* Objective:
Show all lines from the listing below that contain "draw".

* Information provided:
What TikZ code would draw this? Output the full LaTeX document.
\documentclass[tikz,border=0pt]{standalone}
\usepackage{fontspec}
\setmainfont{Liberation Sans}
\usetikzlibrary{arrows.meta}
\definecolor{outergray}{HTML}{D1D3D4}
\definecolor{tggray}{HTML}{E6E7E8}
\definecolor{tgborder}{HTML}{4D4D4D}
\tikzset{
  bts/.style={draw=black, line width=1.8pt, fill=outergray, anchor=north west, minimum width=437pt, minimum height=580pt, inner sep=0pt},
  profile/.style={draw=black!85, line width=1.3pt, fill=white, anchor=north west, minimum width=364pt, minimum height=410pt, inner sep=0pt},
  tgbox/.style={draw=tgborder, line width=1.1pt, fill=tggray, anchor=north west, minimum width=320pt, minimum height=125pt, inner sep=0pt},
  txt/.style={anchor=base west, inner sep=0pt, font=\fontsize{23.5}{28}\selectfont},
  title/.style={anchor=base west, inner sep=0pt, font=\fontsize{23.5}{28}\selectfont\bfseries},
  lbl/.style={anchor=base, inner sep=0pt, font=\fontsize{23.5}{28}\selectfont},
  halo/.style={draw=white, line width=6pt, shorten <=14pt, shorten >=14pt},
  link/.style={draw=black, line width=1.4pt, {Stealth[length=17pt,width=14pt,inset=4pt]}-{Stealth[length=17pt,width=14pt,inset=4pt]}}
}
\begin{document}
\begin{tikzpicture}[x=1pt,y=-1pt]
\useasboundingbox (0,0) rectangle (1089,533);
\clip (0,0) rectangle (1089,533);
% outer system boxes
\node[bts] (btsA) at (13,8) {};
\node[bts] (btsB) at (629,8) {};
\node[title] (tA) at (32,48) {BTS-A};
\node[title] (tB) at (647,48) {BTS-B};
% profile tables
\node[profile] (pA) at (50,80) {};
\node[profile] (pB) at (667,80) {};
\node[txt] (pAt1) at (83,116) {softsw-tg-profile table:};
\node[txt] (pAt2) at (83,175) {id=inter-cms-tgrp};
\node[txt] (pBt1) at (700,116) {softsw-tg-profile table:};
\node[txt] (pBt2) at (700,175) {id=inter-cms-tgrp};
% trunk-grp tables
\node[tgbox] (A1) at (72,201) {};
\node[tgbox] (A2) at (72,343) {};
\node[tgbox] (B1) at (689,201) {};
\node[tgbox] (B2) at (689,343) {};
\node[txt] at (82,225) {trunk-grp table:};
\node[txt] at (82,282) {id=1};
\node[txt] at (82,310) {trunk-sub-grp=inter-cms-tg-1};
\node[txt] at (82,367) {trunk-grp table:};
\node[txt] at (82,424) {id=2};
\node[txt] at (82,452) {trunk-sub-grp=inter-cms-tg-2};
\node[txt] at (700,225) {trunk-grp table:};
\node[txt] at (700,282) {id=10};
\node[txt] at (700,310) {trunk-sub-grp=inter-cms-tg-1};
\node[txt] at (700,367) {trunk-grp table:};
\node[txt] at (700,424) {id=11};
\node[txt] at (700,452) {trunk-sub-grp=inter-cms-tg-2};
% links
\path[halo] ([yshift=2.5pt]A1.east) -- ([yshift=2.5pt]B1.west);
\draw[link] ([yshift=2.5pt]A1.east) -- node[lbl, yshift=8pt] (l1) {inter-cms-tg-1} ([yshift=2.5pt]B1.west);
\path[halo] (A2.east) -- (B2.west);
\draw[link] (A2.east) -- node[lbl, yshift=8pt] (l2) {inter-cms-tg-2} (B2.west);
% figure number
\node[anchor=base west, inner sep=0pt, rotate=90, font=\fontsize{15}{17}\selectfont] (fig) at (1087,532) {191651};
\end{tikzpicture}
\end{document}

* Complete response:
What TikZ code would draw this? Output the full LaTeX document.
  bts/.style={draw=black, line width=1.8pt, fill=outergray, anchor=north west, minimum width=437pt, minimum height=580pt, inner sep=0pt},
  profile/.style={draw=black!85, line width=1.3pt, fill=white, anchor=north west, minimum width=364pt, minimum height=410pt, inner sep=0pt},
  tgbox/.style={draw=tgborder, line width=1.1pt, fill=tggray, anchor=north west, minimum width=320pt, minimum height=125pt, inner sep=0pt},
  halo/.style={draw=white, line width=6pt, shorten <=14pt, shorten >=14pt},
  link/.style={draw=black, line width=1.4pt, {Stealth[length=17pt,width=14pt,inset=4pt]}-{Stealth[length=17pt,width=14pt,inset=4pt]}}
\draw[link] ([yshift=2.5pt]A1.east) -- node[lbl, yshift=8pt] (l1) {inter-cms-tg-1} ([yshift=2.5pt]B1.west);
\draw[link] (A2.east) -- node[lbl, yshift=8pt] (l2) {inter-cms-tg-2} (B2.west);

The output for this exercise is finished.